I use SDR# software to control the RTL-SDR receiver. It is a good choice because software engineers publish add-on modules that allow me to automate my weather satellite reception. The SDR# and module add-on software is free.


I use Orbitron to calculate when the weather satellites are in range, to turn on and off SDR#, and to set SDR# to the correct satellite frequency and bandwidth. I install the software module 'Tracking DDE Client' in SDR# to interface between Orbitron and SDR#. It allows me to set up configuration settings at AOS (acquisition of signal - or satellite) when the satellite rises above my radio horizon, and other settings to close things down at LOS (loss of signal) at the end of the satellite pass. I am assessing a free (cardware) version of Orbitron. I may look elsewhere for a satellite prediction program as Orbitron doesn't allow me enough automatic control over which satellites will activate SDR# when there is more than one satellite overhead. It was better than WX-Track in this regard though.

Virtual Audio Cable:

VAC is used to connect the output of the SDR# to the input of WXTOIMG. It is a cable created in software, so there is nothing to see. But it works great and is free.

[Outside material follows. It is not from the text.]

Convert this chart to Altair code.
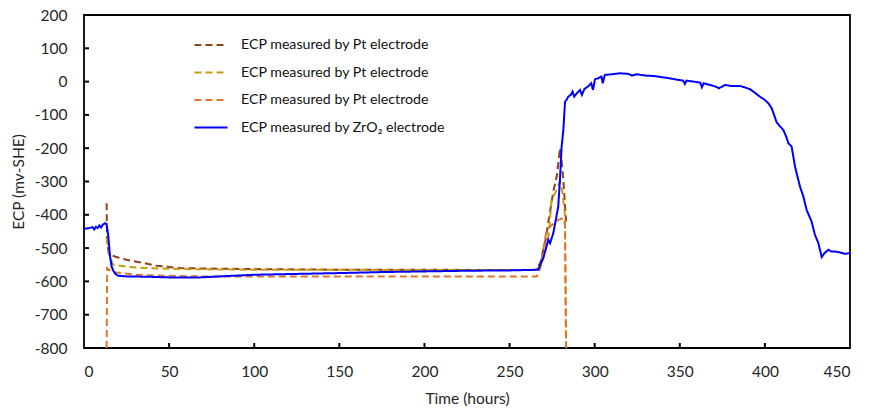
import altair as alt
import pandas as pd

# ---- data ----
blue_hours = [0, 3, 5, 6, 7, 8, 9, 10, 11, 12.5, 13.3, 14.3, 15.3, 16.2, 17.2, 18.5, 20, 25, 37, 50,
              68, 80, 100, 120, 150, 175, 200, 225, 250, 266.9, 269.8, 272.8, 273.8, 275.7, 277,
              278.6, 279.6, 280.6, 281.6, 282.6, 283.5, 284.5, 286, 287, 288, 289.5, 291.4, 292.5,
              294, 296, 298, 299, 300.2, 302, 304, 304.7, 306, 310, 315, 320, 322, 324.7, 330,
              334.4, 340, 344, 348, 352, 353, 354, 358, 362, 363, 364, 367.8, 371, 373, 376.6,
              380, 385.4, 388, 391.3, 394, 397, 400, 402, 404, 406.9, 408.5, 410.8, 412.5, 413.8,
              415.7, 417.7, 420.6, 422.6, 424.5, 427.4, 429.4, 431.4, 433.4, 435, 437.3, 439,
              441.2, 444, 447, 450]
blue_ecp = [-442, -440, -437, -444, -436, -440, -432, -438, -430, -425, -428, -465, -525, -555,
            -568, -578, -583, -585, -586, -588, -588, -585, -580, -578, -575, -572, -570, -568,
            -567, -565, -530, -475, -485, -455, -420, -375, -295, -195, -145, -60, -55, -45, -40,
            -30, -45, -35, -25, -40, -22, -15, -5, -25, 7, 10, 15, -5, 20, 22, 25, 23, 18, 22, 18,
            17, 13, 10, 6, 3, -7, 3, 0, -3, -17, -5, -10, -15, -20, -10, -13, -13, -17, -23, -33,
            -45, -55, -65, -80, -122, -132, -145, -165, -185, -195, -255, -315, -345, -385, -420,
            -460, -485, -527, -515, -505, -510, -510, -513, -517, -515]

pt1_hours = [13.3, 13.5, 14.5, 16.2, 20, 25, 35, 42.7, 56.4, 80, 100, 150, 200, 250, 265, 268,
             271, 273.8, 275.7, 277.7, 279.6, 280.6, 281.6, 282.6, 283.2]
pt1_ecp = [-365, -480, -515, -522, -528, -535, -545, -553, -560, -562, -563, -565, -565, -566,
           -566, -545, -480, -390, -330, -285, -200, -240, -295, -375, -420]

pt2_hours = [13.3, 15.3, 17.2, 25, 36.8, 56, 100, 150, 200, 265, 268, 271, 273, 274.7, 277.7,
             279.6, 281, 282.5, 283.2]
pt2_ecp = [-470, -530, -550, -556, -560, -563, -565, -565, -566, -566, -555, -510, -460, -355,
           -325, -300, -330, -400, -800]

pt3_hours = [13.3, 13.6, 16, 19.2, 30, 46.6, 70, 100, 150, 200, 250, 266, 268, 271.8, 275,
             278.6, 281.6, 282.6, 283.2]
pt3_ecp = [-800, -560, -570, -573, -580, -583, -585, -585, -585, -585, -585, -585, -560, -445,
           -430, -415, -410, -430, -800]

series_names = ["Pt1", "Pt2", "Pt3", "ZrO2"]
series_colors = ["#8F4418", "#C89B0E", "#DE7530", "#0000FF"]
series_dash = [[7, 4], [7, 4], [7, 4], [1, 0]]

x_ticks = [0, 50, 100, 150, 200, 250, 300, 350, 400, 450]
y_ticks = [-800, -700, -600, -500, -400, -300, -200, -100, 0, 100, 200]

rows = []
for name, hs, vs in [("Pt1", pt1_hours, pt1_ecp), ("Pt2", pt2_hours, pt2_ecp),
                     ("Pt3", pt3_hours, pt3_ecp), ("ZrO2", blue_hours, blue_ecp)]:
    for i, (h, v) in enumerate(zip(hs, vs)):
        rows.append({"series": name, "hours": h, "ecp": v, "order": i})
df = pd.DataFrame(rows)
pt_df = df[df["series"] != "ZrO2"]
blue_df = df[df["series"] == "ZrO2"]
xt_df = pd.DataFrame({"tick": x_ticks[1:-1]})
yt_df = pd.DataFrame({"tick": y_ticks[1:-1]})

FONT = "Lato"
W, H = 766, 333
TICK = 5

x_scale = alt.Scale(domain=[0, 450], nice=False)
y_scale = alt.Scale(domain=[-800, 200], nice=False)

legend = alt.Legend(
    orient="none", legendX=109, legendY=12, title=None,
    labelExpr="datum.label == 'ZrO2' ? 'ECP measured by ZrO\u2082 electrode' : 'ECP measured by Pt electrode'",
    labelFont=FONT, labelFontSize=14.2, labelColor="#111111", labelLimit=400,
    symbolType="stroke", symbolSize=1090, symbolStrokeWidth=2,
    rowPadding=1.5, labelOffset=12, padding=0,
)
color_enc = alt.Color("series:N", scale=alt.Scale(domain=series_names, range=series_colors), legend=legend)
dash_enc = alt.StrokeDash("series:N", scale=alt.Scale(domain=series_names, range=series_dash), legend=legend)

MINUS_FIX = "replace(datum.label, '\u2212', '-')"
x_axis = alt.Axis(values=x_ticks, ticks=False, domain=False, grid=False,
                  labelPadding=16, labelOverlap=False,
                  title="Time (hours)", titlePadding=12)
y_axis = alt.Axis(values=y_ticks, ticks=False, domain=False, grid=False,
                  labelPadding=17, labelExpr=MINUS_FIX, labelOverlap=False,
                  title="ECP (mv-SHE)", titlePadding=8)

dashed = alt.Chart(pt_df).mark_line(strokeWidth=2).encode(
    x=alt.X("hours:Q", scale=x_scale, axis=x_axis),
    y=alt.Y("ecp:Q", scale=y_scale, axis=y_axis),
    color=color_enc, strokeDash=dash_enc, order="order:Q",
)
blue = alt.Chart(blue_df).mark_line(strokeWidth=2).encode(
    x=alt.X("hours:Q", scale=x_scale, axis=None),
    y=alt.Y("ecp:Q", scale=y_scale, axis=None),
    color=color_enc, strokeDash=dash_enc, order="order:Q",
)
# inward-pointing tick marks on the bottom and left axes
x_tick_marks = alt.Chart(xt_df).mark_rule(color="black", strokeWidth=2).encode(
    x=alt.X("tick:Q", scale=x_scale, axis=None),
    y=alt.value(H), y2=alt.value(H - TICK),
)
y_tick_marks = alt.Chart(yt_df).mark_rule(color="black", strokeWidth=2).encode(
    y=alt.Y("tick:Q", scale=y_scale, axis=None),
    x=alt.value(0), x2=alt.value(TICK),
)

chart = alt.layer(dashed, blue, x_tick_marks, y_tick_marks).resolve_axis(
    x="independent", y="independent"
).properties(
    width=W, height=H, autosize=alt.AutoSizeParams(type="none"),
    padding={"left": 84, "top": 15, "right": 22, "bottom": 66},
).configure_view(
    stroke="black", strokeWidth=1.8
).configure_axis(
    labelFont=FONT, labelFontSize=15.5, labelColor="#262626",
    titleFont=FONT, titleFontSize=15.5, titleFontWeight="normal", titleColor="#262626",
)

chart.save("out.html", embed_options={"renderer": "svg", "actions": False})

WXTOIMG is a very smart program that takes satellite analog audio data (NOAA satellites) from SDR# and converts it to pictures, pushing the finished pictures up to this website. It has a range of processing options and I have selected the 'map coloured infra-red' (MCIR) false colour option, with highlighted precipitation. If no processing is used the pictures appear a muted range of grey and white. MCIR with precipitation gives a stunning view of land, ocean and probable weather storm fronts. I use a licenced version of WXTOIMG.


For Meteor-M2 satellite collection I use Orbitron and the Tracking Client to turn on SDR#'s 'Meteor Decoder' module and the external program 'M2 LRPT Decoder'. Meteor Decoder outputs a broad 'baseband' signal to the LRPT (low rate picture transmission) program which converts the QPSK data to a visible scanned image. It also passes the picture data over the Internet to a database that collects all users weather records for processing and world-wide sharing. In 2018 the global sharing aspect was still being implemented. These decoding modules have been created by dedicated volunteer meteorological amateurs in Russia. Their work ensures the educational aspect of weather satellites remains available as satellites evolve to newer technology. They have named their system AMIGOS after 'Amateur Meteor Images Global Observation System'.

Because the global system has no display component at this time I have work to do to provide local Meteor M2 pictures from my received data. I can do this manually, but I need to automate that process.


The modern USA polar weather satellite system which will supercede the old NOAA satellites disappoints me. There is no longer any ability for amateur or educational direct weather collection as their new system requires purpose built earth stations to download data and a distribution centre to pass the weather information to officially approved users. Their website education content appears to be minimal.

Their first new satellite is named Suomi NPP (National Polar-orbiting Partnership), which launched in 2011 as a 'bridging' service supporting transitioning from old to new systems. The new system is called JPSS (Joint Polar Satellite System) with its first launch in 2017 of JPSS-1, renamed NOAA-20 on successful commissioning in space. JPSS-2, 3 and 4 are scheduled for launches in 2021, 2026 and 2031.

The modern Russian weather satellites in the Meteor-M series replace the older Meteor weather satellites which have mostly failed or been turned off. The first Meteor-M1 satellite in the new series has technical problems, so normally is turned off (March 2018). The third satellite in the series was destroyed during launch along with 18 other satellites on that rocket. Apparently old guidance software had been installed in the rocket instead of the well-tested new software needed for rockets departing the new Russian space launch site. The upper stage and its satellite payload never made it to space and burnt up on re-entry.